By now, I sort of know who I am and what I can do, though I do get surprised sometimes (I found that I like budgeting, which was neat). I also have a depressing sense that there are valuable things I ought to know, that I really don’t and probably never will.
I can see that by choosing to focus, I eliminate some opportunity. So I am not lecturing from a soapbox.
But at the same time, by embracing who I am and what I can do, I actually feel better. More generous. I do a better job, and I find people who can supplement my skills and love to do things I can’t. It’s alright. There is room for everyone.
Isn’t everybody afraid to limit themselves? It’s a money society, society is changing, and we don’t want to lose out. We can’t afford to fail, it’s an unforgiving world. We don’t want to be embarrassed, for sure. And the worst thing is that we don’t want to see things clearly, because of what we might find – a problem that gets worse the higher we rise on the career ladder, and we’re surrounded by “yes men” left and right.
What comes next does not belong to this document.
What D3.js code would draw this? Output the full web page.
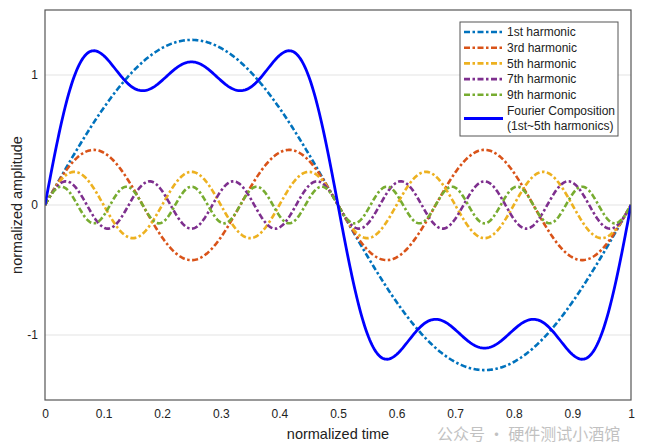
<!DOCTYPE html>
<meta charset="utf-8">
<script src="https://d3js.org/d3.v7.min.js"></script>
<html>
  <head>
    <style>
    body { margin: 0; background-color: white; }
    text { font-family: "Liberation Sans", Arial, sans-serif; }
    </style>
  </head>
  <body>
    <div id="my_dataviz"></div>
  </body>
</html>

<script>

// harmonic orders, names and amplitudes
var orders = [1, 3, 5, 7, 9];
var names = ["1st harmonic", "3rd harmonic", "5th harmonic", "7th harmonic", "9th harmonic"];
var amplitudes = [1.27, 0.424, 0.255, 0.182, 0.141];
var colors = ["#0072BD", "#D95319", "#EDB120", "#7E2F8E", "#77AC30"];
// the composition sums the 1st, 3rd and 5th harmonics
var compositionOrders = [1, 3, 5];
var compositionLabel = ["Fourier Composition", "(1st~5th harmonics)"];

var xTicks = [0, 0.1, 0.2, 0.3, 0.4, 0.5, 0.6, 0.7, 0.8, 0.9, 1];
var yTicks = [-1, 0, 1];

// set the dimensions and margins of the graph
var margin = {top: 10, right: 15, bottom: 46, left: 45},
    width = 646 - margin.left - margin.right,
    height = 446 - margin.top - margin.bottom;

var svg = d3.select("#my_dataviz")
  .append("svg")
    .attr("width", width + margin.left + margin.right)
    .attr("height", height + margin.top + margin.bottom)
  .append("g")
    .attr("transform", "translate(" + margin.left + "," + margin.top + ")");

var x = d3.scaleLinear().domain([0, 1]).range([0, width]);
var y = d3.scaleLinear().domain([-1.5, 1.5]).range([height, 0]);

// grid lines
svg.append("g")
  .selectAll("line")
  .data(yTicks)
  .enter()
  .append("line")
    .attr("x1", 0)
    .attr("x2", width)
    .attr("y1", function(d) { return y(d); })
    .attr("y2", function(d) { return y(d); })
    .style("stroke", "#e3e3e3")
    .style("stroke-width", 1);

// X axis labels
var xAxis = svg.append("g")
  .attr("transform", "translate(0," + height + ")")
  .call(d3.axisBottom(x).tickValues(xTicks).tickSize(0).tickPadding(9).tickFormat(function(d) { return String(d); }));
xAxis.select(".domain").remove();
xAxis.selectAll("text").style("font-size", "12px").style("fill", "#222");

// Y axis labels
var yAxis = svg.append("g")
  .call(d3.axisLeft(y).tickValues(yTicks).tickSize(0).tickPadding(7).tickFormat(function(d) { return String(d); }));
yAxis.select(".domain").remove();
yAxis.selectAll("text").style("font-size", "12px").style("fill", "#222");

// axis titles
svg.append("text")
  .attr("text-anchor", "middle")
  .attr("x", width / 2)
  .attr("y", height + 39)
  .style("font-size", "14.5px")
  .style("fill", "#222")
  .text("normalized time");

svg.append("text")
  .attr("text-anchor", "middle")
  .attr("transform", "translate(" + (-23) + "," + (height / 2) + ") rotate(-90)")
  .style("font-size", "14.5px")
  .style("fill", "#222")
  .text("normalized amplitude");

// sample the curves
var ts = d3.range(0, 1.0001, 0.002);
var line = d3.line()
  .x(function(d) { return x(d[0]); })
  .y(function(d) { return y(d[1]); });

svg.append("clipPath").attr("id", "clip")
  .append("rect").attr("width", width).attr("height", height);

var plot = svg.append("g").attr("clip-path", "url(#clip)");

orders.forEach(function(n, i) {
  var pts = ts.map(function(t) { return [t, amplitudes[i] * Math.sin(2 * Math.PI * n * t)]; });
  plot.append("path")
    .datum(pts)
    .attr("d", line)
    .style("fill", "none")
    .style("stroke", colors[i])
    .style("stroke-width", 2.6)
    .style("stroke-dasharray", "6,2.5,2.5,2.5");
});

var compPts = ts.map(function(t) {
  var s = 0;
  compositionOrders.forEach(function(n) {
    s += amplitudes[orders.indexOf(n)] * Math.sin(2 * Math.PI * n * t);
  });
  return [t, s];
});
plot.append("path")
  .datum(compPts)
  .attr("d", line)
  .style("fill", "none")
  .style("stroke", "#0000FF")
  .style("stroke-width", 2.8);

// plot frame
svg.append("rect")
  .attr("width", width)
  .attr("height", height)
  .style("fill", "none")
  .style("stroke", "#555")
  .style("stroke-width", 1.2);

// ---------------------------//
//       LEGEND               //
// ---------------------------//
var lx = 415, ly = 12, lw = 158, lh = 114, step = 15.7;
var legend = svg.append("g").attr("transform", "translate(" + lx + "," + ly + ")");
legend.append("rect")
  .attr("width", lw)
  .attr("height", lh)
  .style("fill", "white")
  .style("stroke", "#555")
  .style("stroke-width", 1);

names.forEach(function(name, i) {
  var yy = 10 + i * step;
  legend.append("line")
    .attr("x1", 4).attr("x2", 43)
    .attr("y1", yy).attr("y2", yy)
    .style("stroke", colors[i])
    .style("stroke-width", 2.6)
    .style("stroke-dasharray", "6,2.5,2.5,2.5");
  legend.append("text")
    .attr("x", 47)
    .attr("y", yy)
    .attr("dy", "0.35em")
    .style("font-size", "12px")
    .style("fill", "#222")
    .text(name);
});

var cy = 10 + 5 * step;
legend.append("line")
  .attr("x1", 4).attr("x2", 43)
  .attr("y1", cy + 8).attr("y2", cy + 8)
  .style("stroke", "#0000FF")
  .style("stroke-width", 2.8);
compositionLabel.forEach(function(s, i) {
  legend.append("text")
    .attr("x", 47)
    .attr("y", cy + i * step)
    .attr("dy", "0.35em")
    .style("font-size", "12px")
    .style("fill", "#222")
    .text(s);
});

// watermark, moved below the tick labels
svg.append("text")
  .attr("x", 392)
  .attr("y", height + 40)
  .style("font-family", "'Noto Sans CJK SC', sans-serif")
  .style("font-size", "16px")
  .style("fill", "#999")
  .style("opacity", 0.6)
  .text("公众号 · 硬件测试小酒馆");

</script>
Nevertheless, the real way to evolve – to make money and keep it – is to coldly figure out who you are and what value you bring to the table. Whether you are as established as Johnson & Johnson or as novice as a kid starting out in college.
See things for what they are. See yourself, your culture, your company.
My father-in-law, a seasoned businessman, often repeats this saying:
“Open your eyes or open your wallet.”
Every time I hear it I wince just a bit. But you know what? He says it straight. Be your own best friend. As “Mr. Miyagi” said to his protégé “Daniel” in ‘80s classic The Karate Kid, “Focus, Daniel-san, focus.”